## What you are asked to do
Your task is to repeat the entries exactly. Leave the pictures out.

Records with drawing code
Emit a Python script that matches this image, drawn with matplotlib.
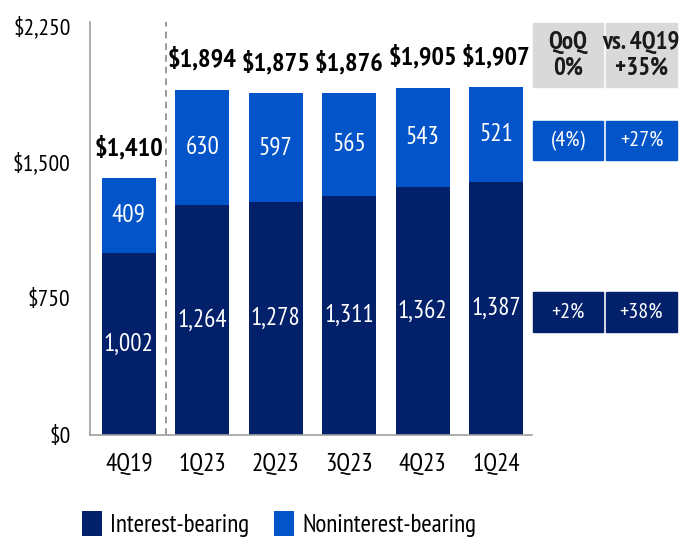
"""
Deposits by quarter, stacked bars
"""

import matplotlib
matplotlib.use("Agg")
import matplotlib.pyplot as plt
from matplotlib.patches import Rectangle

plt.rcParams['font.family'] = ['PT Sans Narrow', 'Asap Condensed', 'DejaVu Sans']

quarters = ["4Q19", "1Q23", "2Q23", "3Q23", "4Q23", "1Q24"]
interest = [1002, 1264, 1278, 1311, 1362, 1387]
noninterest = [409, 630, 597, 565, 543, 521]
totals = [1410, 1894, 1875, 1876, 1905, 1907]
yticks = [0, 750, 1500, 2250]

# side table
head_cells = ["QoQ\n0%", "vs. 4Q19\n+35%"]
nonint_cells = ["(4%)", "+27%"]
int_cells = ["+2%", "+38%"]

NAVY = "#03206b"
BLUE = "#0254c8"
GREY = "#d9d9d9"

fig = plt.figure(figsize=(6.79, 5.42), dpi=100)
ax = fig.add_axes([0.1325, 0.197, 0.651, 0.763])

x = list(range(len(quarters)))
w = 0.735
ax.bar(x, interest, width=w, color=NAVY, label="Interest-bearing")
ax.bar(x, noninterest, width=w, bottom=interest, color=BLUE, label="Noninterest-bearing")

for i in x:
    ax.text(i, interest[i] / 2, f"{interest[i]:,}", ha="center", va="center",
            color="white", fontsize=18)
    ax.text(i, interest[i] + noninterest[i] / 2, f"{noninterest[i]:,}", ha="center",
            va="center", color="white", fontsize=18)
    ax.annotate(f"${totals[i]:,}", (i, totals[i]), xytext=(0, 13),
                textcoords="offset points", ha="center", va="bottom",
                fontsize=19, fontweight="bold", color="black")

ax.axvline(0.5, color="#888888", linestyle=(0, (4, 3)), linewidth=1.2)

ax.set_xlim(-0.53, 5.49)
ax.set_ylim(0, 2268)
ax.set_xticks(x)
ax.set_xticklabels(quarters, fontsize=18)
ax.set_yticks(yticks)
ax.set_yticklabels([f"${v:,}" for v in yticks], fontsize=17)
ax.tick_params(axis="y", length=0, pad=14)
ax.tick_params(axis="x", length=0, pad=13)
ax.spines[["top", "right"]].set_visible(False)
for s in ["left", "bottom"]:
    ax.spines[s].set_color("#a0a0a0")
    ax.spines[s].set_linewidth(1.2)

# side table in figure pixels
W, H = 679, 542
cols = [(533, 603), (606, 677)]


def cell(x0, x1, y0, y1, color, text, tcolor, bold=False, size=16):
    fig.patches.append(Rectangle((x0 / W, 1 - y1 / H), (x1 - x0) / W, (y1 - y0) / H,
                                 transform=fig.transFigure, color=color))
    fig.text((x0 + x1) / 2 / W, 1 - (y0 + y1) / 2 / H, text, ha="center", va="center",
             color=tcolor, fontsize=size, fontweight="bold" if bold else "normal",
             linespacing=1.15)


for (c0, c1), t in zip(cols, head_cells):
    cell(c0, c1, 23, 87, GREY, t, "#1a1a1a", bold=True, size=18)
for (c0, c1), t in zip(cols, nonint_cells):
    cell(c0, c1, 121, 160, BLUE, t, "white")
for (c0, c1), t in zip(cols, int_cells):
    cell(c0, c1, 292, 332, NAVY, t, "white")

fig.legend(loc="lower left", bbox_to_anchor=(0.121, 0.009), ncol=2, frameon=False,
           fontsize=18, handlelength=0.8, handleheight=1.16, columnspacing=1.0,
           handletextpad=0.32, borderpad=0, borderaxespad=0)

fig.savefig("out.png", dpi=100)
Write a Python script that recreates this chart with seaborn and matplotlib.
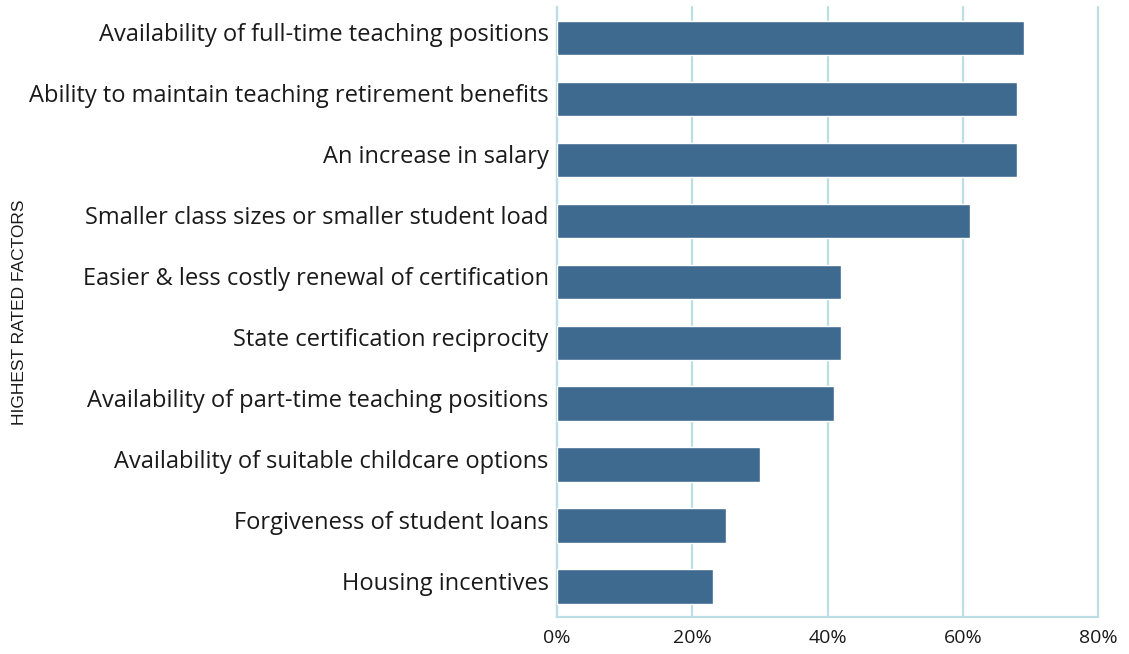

## Response
Emit a Python script that matches this image, drawn with matplotlib.
"""
Deposits by quarter, stacked bars
"""

import matplotlib
matplotlib.use("Agg")
import matplotlib.pyplot as plt
from matplotlib.patches import Rectangle

plt.rcParams['font.family'] = ['PT Sans Narrow', 'Asap Condensed', 'DejaVu Sans']

quarters = ["4Q19", "1Q23", "2Q23", "3Q23", "4Q23", "1Q24"]
interest = [1002, 1264, 1278, 1311, 1362, 1387]
noninterest = [409, 630, 597, 565, 543, 521]
totals = [1410, 1894, 1875, 1876, 1905, 1907]
yticks = [0, 750, 1500, 2250]

# side table
head_cells = ["QoQ\n0%", "vs. 4Q19\n+35%"]
nonint_cells = ["(4%)", "+27%"]
int_cells = ["+2%", "+38%"]

NAVY = "#03206b"
BLUE = "#0254c8"
GREY = "#d9d9d9"

fig = plt.figure(figsize=(6.79, 5.42), dpi=100)
ax = fig.add_axes([0.1325, 0.197, 0.651, 0.763])

x = list(range(len(quarters)))
w = 0.735
ax.bar(x, interest, width=w, color=NAVY, label="Interest-bearing")
ax.bar(x, noninterest, width=w, bottom=interest, color=BLUE, label="Noninterest-bearing")

for i in x:
    ax.text(i, interest[i] / 2, f"{interest[i]:,}", ha="center", va="center",
            color="white", fontsize=18)
    ax.text(i, interest[i] + noninterest[i] / 2, f"{noninterest[i]:,}", ha="center",
            va="center", color="white", fontsize=18)
    ax.annotate(f"${totals[i]:,}", (i, totals[i]), xytext=(0, 13),
                textcoords="offset points", ha="center", va="bottom",
                fontsize=19, fontweight="bold", color="black")

ax.axvline(0.5, color="#888888", linestyle=(0, (4, 3)), linewidth=1.2)

ax.set_xlim(-0.53, 5.49)
ax.set_ylim(0, 2268)
ax.set_xticks(x)
ax.set_xticklabels(quarters, fontsize=18)
ax.set_yticks(yticks)
ax.set_yticklabels([f"${v:,}" for v in yticks], fontsize=17)
ax.tick_params(axis="y", length=0, pad=14)
ax.tick_params(axis="x", length=0, pad=13)
ax.spines[["top", "right"]].set_visible(False)
for s in ["left", "bottom"]:
    ax.spines[s].set_color("#a0a0a0")
    ax.spines[s].set_linewidth(1.2)

# side table in figure pixels
W, H = 679, 542
cols = [(533, 603), (606, 677)]


def cell(x0, x1, y0, y1, color, text, tcolor, bold=False, size=16):
    fig.patches.append(Rectangle((x0 / W, 1 - y1 / H), (x1 - x0) / W, (y1 - y0) / H,
                                 transform=fig.transFigure, color=color))
    fig.text((x0 + x1) / 2 / W, 1 - (y0 + y1) / 2 / H, text, ha="center", va="center",
             color=tcolor, fontsize=size, fontweight="bold" if bold else "normal",
             linespacing=1.15)


for (c0, c1), t in zip(cols, head_cells):
    cell(c0, c1, 23, 87, GREY, t, "#1a1a1a", bold=True, size=18)
for (c0, c1), t in zip(cols, nonint_cells):
    cell(c0, c1, 121, 160, BLUE, t, "white")
for (c0, c1), t in zip(cols, int_cells):
    cell(c0, c1, 292, 332, NAVY, t, "white")

fig.legend(loc="lower left", bbox_to_anchor=(0.121, 0.009), ncol=2, frameon=False,
           fontsize=18, handlelength=0.8, handleheight=1.16, columnspacing=1.0,
           handletextpad=0.32, borderpad=0, borderaxespad=0)

fig.savefig("out.png", dpi=100)
Write a Python script that recreates this chart with seaborn and matplotlib.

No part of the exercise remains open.